Human beings readily accept traditions without seeking the reasons behind them. Since ancient days the semitic people have been observing the practice of circumcision. Moses and Mohammed accepted this system which today has become tradition. The ancient Austrics used to worship the Sun. Their purpose was to please the Sun God and be blessed with heavy rainfall and bumper harvests. In the social system of the Austrics, women had a predominant role. Thus, in the system of worship and other religious ceremonies, the priest had no significant role. Even the Sun God was looked upon as a female deity and the Moon was a male God. The Sun God was addressed as “mother” and the worship done in her honour was called “Chat Puja”. Even today in Magadh Chat Puja is held twice a year during the harvest time. The sentiment of Chat Puja was so deeply rooted in Magadh that their system of worship is in vogue even today even after such tremendous Aryan, Buddhist and Moslem influence. Of course, in the external rituals of worship some changes have taken place, but the system of worship has not yet become extinct. Even the Moslems participate in the Chat Puja. In some areas they themselves organize the ritual and in other places they get the puja performed through the Hindus. This Chat Puja has now become a tradition. There was a time in Bengal when the Moslems used to worship Satyanáráyańa or the Oláicánd.
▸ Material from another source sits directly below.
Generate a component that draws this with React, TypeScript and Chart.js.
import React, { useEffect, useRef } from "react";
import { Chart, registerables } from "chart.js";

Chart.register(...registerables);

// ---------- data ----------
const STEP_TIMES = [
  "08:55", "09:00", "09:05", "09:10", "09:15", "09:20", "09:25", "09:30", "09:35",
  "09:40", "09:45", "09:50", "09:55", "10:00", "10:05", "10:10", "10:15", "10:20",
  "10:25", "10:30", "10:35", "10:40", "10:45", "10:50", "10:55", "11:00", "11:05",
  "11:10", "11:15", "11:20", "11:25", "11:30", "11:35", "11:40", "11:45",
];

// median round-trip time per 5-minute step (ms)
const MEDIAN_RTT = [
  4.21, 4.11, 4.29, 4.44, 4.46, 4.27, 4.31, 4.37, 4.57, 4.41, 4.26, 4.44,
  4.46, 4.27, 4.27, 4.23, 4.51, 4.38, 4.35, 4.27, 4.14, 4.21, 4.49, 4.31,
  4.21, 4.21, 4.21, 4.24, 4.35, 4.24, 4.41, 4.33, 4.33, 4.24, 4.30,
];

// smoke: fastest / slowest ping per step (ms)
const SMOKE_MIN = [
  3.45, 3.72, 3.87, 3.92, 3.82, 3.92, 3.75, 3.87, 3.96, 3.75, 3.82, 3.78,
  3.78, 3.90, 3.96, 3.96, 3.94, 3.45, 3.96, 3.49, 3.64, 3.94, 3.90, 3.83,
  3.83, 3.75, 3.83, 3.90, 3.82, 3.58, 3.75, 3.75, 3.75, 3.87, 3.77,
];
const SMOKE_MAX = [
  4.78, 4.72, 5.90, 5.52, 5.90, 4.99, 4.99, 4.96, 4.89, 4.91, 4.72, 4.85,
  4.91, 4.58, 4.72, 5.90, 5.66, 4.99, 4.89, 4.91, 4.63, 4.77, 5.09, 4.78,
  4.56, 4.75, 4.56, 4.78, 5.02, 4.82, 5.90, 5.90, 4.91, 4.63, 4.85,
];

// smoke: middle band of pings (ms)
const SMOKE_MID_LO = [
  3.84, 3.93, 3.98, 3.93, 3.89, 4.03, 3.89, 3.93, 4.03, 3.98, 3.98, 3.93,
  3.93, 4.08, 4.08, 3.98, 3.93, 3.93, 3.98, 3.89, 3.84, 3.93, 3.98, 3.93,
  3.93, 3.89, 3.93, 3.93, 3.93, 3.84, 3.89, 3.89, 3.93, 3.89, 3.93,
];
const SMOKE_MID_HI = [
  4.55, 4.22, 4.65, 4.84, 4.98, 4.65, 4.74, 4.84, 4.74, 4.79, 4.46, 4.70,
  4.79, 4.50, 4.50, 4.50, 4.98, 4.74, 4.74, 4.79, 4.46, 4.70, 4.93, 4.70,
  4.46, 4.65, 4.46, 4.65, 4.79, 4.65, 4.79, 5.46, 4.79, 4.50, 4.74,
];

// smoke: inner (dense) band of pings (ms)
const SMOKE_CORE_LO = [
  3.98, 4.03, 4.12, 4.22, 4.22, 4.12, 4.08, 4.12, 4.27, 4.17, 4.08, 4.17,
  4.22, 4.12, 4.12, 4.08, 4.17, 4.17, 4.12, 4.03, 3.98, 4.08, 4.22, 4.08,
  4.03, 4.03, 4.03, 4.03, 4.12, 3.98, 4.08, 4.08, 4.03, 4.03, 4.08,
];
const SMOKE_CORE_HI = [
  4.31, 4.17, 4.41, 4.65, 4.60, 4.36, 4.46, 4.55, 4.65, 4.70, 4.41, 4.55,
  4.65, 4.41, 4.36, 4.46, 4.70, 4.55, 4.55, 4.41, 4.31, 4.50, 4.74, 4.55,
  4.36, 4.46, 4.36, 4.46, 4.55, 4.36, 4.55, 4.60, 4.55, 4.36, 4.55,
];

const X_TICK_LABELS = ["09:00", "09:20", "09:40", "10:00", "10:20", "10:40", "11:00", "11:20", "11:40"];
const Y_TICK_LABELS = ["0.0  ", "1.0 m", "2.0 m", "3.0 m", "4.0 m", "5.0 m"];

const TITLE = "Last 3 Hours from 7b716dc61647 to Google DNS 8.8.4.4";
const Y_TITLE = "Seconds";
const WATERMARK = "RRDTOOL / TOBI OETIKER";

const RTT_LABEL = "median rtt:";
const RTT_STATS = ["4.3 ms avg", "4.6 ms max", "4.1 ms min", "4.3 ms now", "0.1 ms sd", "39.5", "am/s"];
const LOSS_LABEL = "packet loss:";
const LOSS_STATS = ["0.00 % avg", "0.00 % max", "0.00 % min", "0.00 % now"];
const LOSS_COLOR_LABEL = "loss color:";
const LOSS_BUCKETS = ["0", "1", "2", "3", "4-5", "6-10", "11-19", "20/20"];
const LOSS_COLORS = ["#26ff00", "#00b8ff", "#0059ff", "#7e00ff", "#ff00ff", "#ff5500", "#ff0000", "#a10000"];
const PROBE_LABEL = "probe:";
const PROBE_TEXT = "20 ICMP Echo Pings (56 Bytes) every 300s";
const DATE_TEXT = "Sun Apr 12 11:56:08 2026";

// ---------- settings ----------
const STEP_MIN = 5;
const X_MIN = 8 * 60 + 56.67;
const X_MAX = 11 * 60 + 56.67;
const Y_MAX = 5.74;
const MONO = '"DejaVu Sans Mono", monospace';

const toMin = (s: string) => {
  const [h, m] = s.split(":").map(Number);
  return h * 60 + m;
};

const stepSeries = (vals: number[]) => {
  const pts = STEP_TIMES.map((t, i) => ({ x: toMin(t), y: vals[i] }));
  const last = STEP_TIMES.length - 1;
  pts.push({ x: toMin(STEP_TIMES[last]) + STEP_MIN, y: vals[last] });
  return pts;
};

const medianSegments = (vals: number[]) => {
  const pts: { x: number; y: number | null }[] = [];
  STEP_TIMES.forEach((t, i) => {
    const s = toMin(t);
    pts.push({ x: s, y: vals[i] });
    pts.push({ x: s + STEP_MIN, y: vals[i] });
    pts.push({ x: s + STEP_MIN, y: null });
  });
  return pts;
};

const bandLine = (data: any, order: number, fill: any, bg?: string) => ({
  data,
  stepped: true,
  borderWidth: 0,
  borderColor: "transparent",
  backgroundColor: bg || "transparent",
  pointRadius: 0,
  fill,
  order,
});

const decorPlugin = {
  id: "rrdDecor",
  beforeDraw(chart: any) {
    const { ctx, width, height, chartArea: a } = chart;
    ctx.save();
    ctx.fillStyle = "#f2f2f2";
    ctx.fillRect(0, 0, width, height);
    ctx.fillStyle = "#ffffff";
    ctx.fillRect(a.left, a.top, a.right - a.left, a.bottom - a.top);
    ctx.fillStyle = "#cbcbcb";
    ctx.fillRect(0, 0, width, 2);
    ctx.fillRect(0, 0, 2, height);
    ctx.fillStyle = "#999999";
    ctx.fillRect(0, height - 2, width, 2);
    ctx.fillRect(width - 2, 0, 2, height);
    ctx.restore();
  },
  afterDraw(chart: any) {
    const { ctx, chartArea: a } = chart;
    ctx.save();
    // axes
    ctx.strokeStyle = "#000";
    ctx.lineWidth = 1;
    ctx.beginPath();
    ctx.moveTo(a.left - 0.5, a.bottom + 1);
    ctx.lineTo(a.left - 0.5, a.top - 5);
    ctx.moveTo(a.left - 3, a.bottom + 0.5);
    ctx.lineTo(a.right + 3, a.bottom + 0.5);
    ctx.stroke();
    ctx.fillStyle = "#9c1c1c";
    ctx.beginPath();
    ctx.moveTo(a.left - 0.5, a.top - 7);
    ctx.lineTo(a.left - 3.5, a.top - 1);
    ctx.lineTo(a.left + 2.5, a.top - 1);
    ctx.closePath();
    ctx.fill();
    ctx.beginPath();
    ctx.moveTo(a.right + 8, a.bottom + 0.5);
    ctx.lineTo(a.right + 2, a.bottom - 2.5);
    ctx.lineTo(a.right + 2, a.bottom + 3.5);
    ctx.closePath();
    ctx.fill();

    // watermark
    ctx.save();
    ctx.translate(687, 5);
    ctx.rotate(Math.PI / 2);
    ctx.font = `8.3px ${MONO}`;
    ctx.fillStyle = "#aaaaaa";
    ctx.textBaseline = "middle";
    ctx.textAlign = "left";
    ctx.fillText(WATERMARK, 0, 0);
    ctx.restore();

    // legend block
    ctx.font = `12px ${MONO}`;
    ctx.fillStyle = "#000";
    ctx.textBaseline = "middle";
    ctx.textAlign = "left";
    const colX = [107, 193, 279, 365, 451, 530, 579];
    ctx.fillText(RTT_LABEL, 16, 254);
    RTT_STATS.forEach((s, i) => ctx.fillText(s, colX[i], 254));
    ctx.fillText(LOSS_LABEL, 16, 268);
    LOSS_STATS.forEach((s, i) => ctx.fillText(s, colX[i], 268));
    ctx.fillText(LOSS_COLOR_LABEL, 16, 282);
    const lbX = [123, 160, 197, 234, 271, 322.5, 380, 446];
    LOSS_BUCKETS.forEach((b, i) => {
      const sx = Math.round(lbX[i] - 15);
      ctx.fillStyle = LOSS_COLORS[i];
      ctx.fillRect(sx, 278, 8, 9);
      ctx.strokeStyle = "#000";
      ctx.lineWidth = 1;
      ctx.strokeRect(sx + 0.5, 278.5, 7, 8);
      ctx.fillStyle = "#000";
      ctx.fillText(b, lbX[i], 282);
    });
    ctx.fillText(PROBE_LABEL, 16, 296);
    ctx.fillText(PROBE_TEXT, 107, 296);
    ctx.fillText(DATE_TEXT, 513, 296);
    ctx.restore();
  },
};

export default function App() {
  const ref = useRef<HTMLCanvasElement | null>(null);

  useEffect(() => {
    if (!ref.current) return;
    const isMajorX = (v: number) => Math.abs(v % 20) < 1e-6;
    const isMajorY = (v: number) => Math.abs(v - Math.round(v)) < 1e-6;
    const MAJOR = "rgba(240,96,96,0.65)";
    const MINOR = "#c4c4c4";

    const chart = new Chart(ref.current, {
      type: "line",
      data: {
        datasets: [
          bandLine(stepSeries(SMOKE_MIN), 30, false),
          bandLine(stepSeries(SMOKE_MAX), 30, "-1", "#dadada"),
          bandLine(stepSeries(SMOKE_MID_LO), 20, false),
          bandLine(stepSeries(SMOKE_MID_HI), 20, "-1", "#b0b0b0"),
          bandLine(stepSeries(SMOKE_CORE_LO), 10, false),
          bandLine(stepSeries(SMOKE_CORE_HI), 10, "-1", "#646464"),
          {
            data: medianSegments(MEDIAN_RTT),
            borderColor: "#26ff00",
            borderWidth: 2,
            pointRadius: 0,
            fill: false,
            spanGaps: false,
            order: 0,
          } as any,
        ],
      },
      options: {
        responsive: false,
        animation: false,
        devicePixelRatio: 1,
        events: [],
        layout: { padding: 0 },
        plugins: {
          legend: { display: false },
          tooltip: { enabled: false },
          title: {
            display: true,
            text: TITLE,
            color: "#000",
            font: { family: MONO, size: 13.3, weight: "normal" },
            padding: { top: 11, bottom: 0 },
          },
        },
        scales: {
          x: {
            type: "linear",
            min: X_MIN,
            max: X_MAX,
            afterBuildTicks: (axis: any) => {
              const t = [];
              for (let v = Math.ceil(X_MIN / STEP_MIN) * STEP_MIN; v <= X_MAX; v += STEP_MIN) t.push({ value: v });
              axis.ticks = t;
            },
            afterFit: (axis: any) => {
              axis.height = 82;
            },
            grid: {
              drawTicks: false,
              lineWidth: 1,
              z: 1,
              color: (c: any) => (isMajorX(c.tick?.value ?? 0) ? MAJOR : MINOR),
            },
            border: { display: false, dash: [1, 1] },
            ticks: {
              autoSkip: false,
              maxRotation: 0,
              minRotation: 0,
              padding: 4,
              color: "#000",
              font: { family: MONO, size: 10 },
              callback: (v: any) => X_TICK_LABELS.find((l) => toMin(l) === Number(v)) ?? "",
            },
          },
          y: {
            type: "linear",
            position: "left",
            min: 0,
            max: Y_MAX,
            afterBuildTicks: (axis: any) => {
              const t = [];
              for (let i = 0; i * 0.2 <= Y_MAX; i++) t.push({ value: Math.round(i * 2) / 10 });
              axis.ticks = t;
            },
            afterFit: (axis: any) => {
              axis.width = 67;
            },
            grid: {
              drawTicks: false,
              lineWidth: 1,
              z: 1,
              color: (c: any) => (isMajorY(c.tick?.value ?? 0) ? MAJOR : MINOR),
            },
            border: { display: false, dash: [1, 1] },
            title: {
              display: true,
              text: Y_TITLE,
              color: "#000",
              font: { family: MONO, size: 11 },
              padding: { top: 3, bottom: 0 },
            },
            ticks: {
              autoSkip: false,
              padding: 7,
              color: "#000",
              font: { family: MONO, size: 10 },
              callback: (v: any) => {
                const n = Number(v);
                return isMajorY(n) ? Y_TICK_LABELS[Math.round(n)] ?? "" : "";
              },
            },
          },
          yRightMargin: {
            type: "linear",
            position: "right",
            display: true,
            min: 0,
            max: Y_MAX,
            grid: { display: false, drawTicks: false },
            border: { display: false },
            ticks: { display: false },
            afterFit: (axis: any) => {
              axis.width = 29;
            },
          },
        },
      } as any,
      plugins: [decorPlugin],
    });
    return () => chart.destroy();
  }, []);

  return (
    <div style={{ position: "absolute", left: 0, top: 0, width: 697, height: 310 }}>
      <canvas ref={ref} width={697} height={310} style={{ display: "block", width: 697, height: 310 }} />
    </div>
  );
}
From the above discussion it is apparent that religions engender hatred for others, blind faith, etc. in the minds of their followers. Through such religions it is next to impossible to establish unity in the society. Religious differences should be minimized as much as possible, but it should be remembered that blind faith in a religion cannot be forcibly eliminated. To strike at any type of sentiment will only cause that sentiment to grow stronger. Psychological methods will have to be employed to make people realize the irrational nature of blind religious faith. This requires a rational interpretation of philosophy through enlightened intellect. When the human mind is gripped by the fear psychology it gives indulgence to blind faith rather than logic and reason. If human fear is removed through logic and reason, the very basis for blind faith will be weakened. That is why human beings will have to be taught philosophical doctrines in a rational way. Furthermore, to remove the psycho-sentiment for a particular physical object, either the object itself should be removed or, by changing the very outlook through scientific and humanitarian reasoning, the person concerned should be separated from that sentimental object. For example, those who perform religious ceremonies in worship of the moon will find it difficult to continue their practice once, due to scientific advancement, they actually get the opportunity to walk on the moon. Blind faith must be removed through the application of science and humanistic appeals. People will have to be united under the common banner of one religion.

In the absence of knowledge of common psychology, people of different religions try to destroy other religions. This has resulted in the spilling of rivers of blood. In ancient India the Aryans tried to impose their own Vedic religion on the Austric community. In the Buddhist era, particularly during the reign of King Bimbisára, Buddhism was imposed on other religions. Later, the followers of the Sanátana Hindus forcibly converted the Buddhist and Jains into Hinduism. During Moslem rule Islam was imposed on India, Persia and Egypt. Similarly, countless Jews were converted into Christianity. During the British period attempts were made by Christian missionaries to subvert Hinduism and impose Christianity on the indigenous population. All this led to mutual animosity in the world of religion.

Those who indulged in vain criticism and slandering instead of trying to remove the factors diving the human race, created even more problems for society. That’s why there is more disunity than unity in the human society today.

It is the Sadvipras who must take most of the responsibility to remove the disunity. Sadvipras will not give any importance to the points of difference, but will continuously inspire and encourage the common bonds of unity and thus strengthen humanity. Only then will the human society become one and indivisible. Only then will it be worthy of being called a “human society”.